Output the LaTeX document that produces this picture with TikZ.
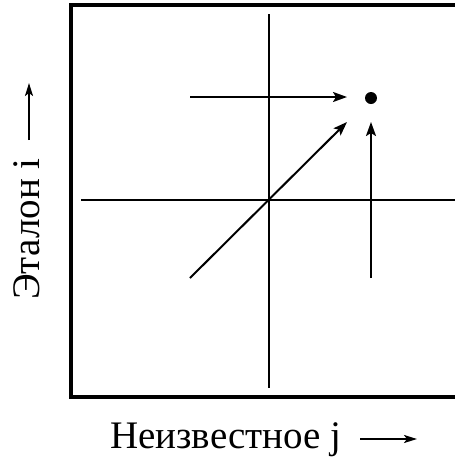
\documentclass[tikz,border=0pt]{standalone}
\usepackage{fontspec}
\setmainfont{Liberation Serif}
\usetikzlibrary{arrows.meta}
\begin{document}
\begin{tikzpicture}[x=1pt,y=-1pt,
  thin line/.style={line width=2pt},
  arr/.style={thin line,-{Stealth[length=14pt,width=10pt,inset=3pt]}},
  sarr/.style={thin line,-{Stealth[length=13pt,width=8pt,inset=3pt]}},
  lbl/.style={font=\fontsize{39}{44}\selectfont, inner sep=0pt}]
\useasboundingbox (0,0) rectangle (455,459);
\clip (0,0) rectangle (455,459);
% frame
\draw[line width=4pt] (71,5) rectangle (480,397);
% axes
\coordinate (vtop) at (269,14);
\coordinate (vbot) at (269,388);
\coordinate (hl) at (81,199.5);
\coordinate (hr) at (470,199.5);
\draw[thin line] (vtop) -- (vbot);
\draw[thin line] (hl) -- (hr);
% point
\node[circle, fill=black, minimum size=12pt, inner sep=0pt] (dot) at (371,98) {};
% arrows
\coordinate (a1s) at (190,97);
\coordinate (a1e) at (347,97);
\coordinate (a2s) at (190,278);
\coordinate (a2e) at (347,122);
\coordinate (a3s) at (371,278);
\coordinate (a3e) at (371,122);
\draw[arr] (a1s) -- (a1e);
\draw[arr] (a2s) -- (a2e);
\draw[arr] (a3s) -- (a3e);
% labels
\node[lbl, anchor=base west] (xl) at (110,448) {Неизвестное j};
\coordinate (xas) at (360,439);
\coordinate (xae) at (417,439);
\draw[sarr] (xas) -- (xae);
\node[lbl, anchor=base west, rotate=90] (yl) at (39,300) {Эталон i};
\coordinate (yas) at (29,140);
\coordinate (yae) at (29,83);
\draw[sarr] (yas) -- (yae);
\end{tikzpicture}
\end{document}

========================================================================

Repeat the data in full and exactly. Omit pictures.

> **Problem solution**:
Output the LaTeX document that produces this picture with TikZ.
\documentclass[tikz,border=0pt]{standalone}
\usepackage{fontspec}
\setmainfont{Liberation Serif}
\usetikzlibrary{arrows.meta}
\begin{document}
\begin{tikzpicture}[x=1pt,y=-1pt,
  thin line/.style={line width=2pt},
  arr/.style={thin line,-{Stealth[length=14pt,width=10pt,inset=3pt]}},
  sarr/.style={thin line,-{Stealth[length=13pt,width=8pt,inset=3pt]}},
  lbl/.style={font=\fontsize{39}{44}\selectfont, inner sep=0pt}]
\useasboundingbox (0,0) rectangle (455,459);
\clip (0,0) rectangle (455,459);
% frame
\draw[line width=4pt] (71,5) rectangle (480,397);
% axes
\coordinate (vtop) at (269,14);
\coordinate (vbot) at (269,388);
\coordinate (hl) at (81,199.5);
\coordinate (hr) at (470,199.5);
\draw[thin line] (vtop) -- (vbot);
\draw[thin line] (hl) -- (hr);
% point
\node[circle, fill=black, minimum size=12pt, inner sep=0pt] (dot) at (371,98) {};
% arrows
\coordinate (a1s) at (190,97);
\coordinate (a1e) at (347,97);
\coordinate (a2s) at (190,278);
\coordinate (a2e) at (347,122);
\coordinate (a3s) at (371,278);
\coordinate (a3e) at (371,122);
\draw[arr] (a1s) -- (a1e);
\draw[arr] (a2s) -- (a2e);
\draw[arr] (a3s) -- (a3e);
% labels
\node[lbl, anchor=base west] (xl) at (110,448) {Неизвестное j};
\coordinate (xas) at (360,439);
\coordinate (xae) at (417,439);
\draw[sarr] (xas) -- (xae);
\node[lbl, anchor=base west, rotate=90] (yl) at (39,300) {Эталон i};
\coordinate (yas) at (29,140);
\coordinate (yae) at (29,83);
\draw[sarr] (yas) -- (yae);
\end{tikzpicture}
\end{document}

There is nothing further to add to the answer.